I think these moments can be both frightening and thrilling. It is not mostly the texts we encounter that are responsible for the transformations we undergo but the institutional setting that is a sort of laboratory where a metamorphosis occurs. Within the classroom, we are trained to ask questions, respond in a certain way, make associations and distinctions, and parcel experience in a way that cannot easily be shared outside the institution. For instance, as I have moved through the institutions of the academy, I find that my present-tense conversations with my family are one-sided: they talk to me about their current events but I have trouble talking to them about mine. This shift is one that I first noticed as an undergraduate. I was sitting in the back of my parents’ car one day and I wanted to talk to them about the assassination of John Hamilton by Aaron Burr. I asked my parents, “Do you know who Aaron Burr was?” as a way to initiate the conversation. To be honest, I asked “Saben quien es Aaron Burr?” My father, without looking at me in the rear view mirror, turned to my mother and said, “Esta nena se cree que somos analfabetos.” (“This girl thinks we’re illiterate.”) For a split second, I found myself as the outsider and my father trying to close ranks with my mother against a perceived superiority complex on my part.
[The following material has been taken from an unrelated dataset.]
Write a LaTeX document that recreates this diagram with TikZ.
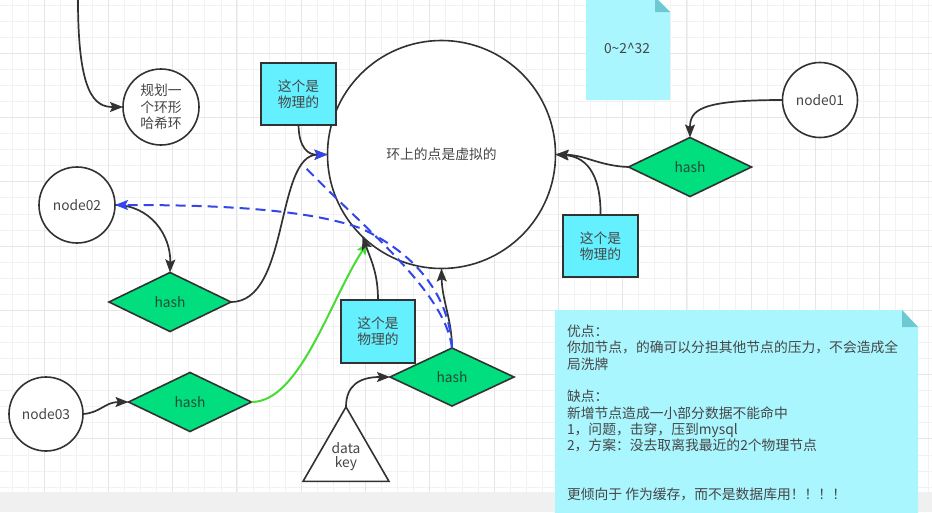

From my perspective, I was engaging my immigrant parents in a bit of American history that, though commonly known to many, I had only recently discovered. In other words, I was trying to involve my parents in my life. However, this and future incidents taught me that I had to tread lightly when talking to my family about what I was doing at school.
What compounds the anxiety of alienation that many students feel is also the old trope that a humanities education, or that the “enlightenment” that one should receive, entails a process of seamless and joyous discovery. Harold Bloom advises the young student full of intellectual curiosity to “find what comes near to you that can be put to the use of weighing and considering, and that addresses you as though you share the one nature, free of time’s tyranny. Pragmatically, that means, first find Shakespeare, and let him find you” (Bloom 22). For many students, finding Shakespeare only occurs through the mediation of devoted teachers and having Shakespeare find these students is not a complete blessing. Hence, Miller’s students express a very real anxiety about the encounters that await them in the back seats of their own parents’ cars.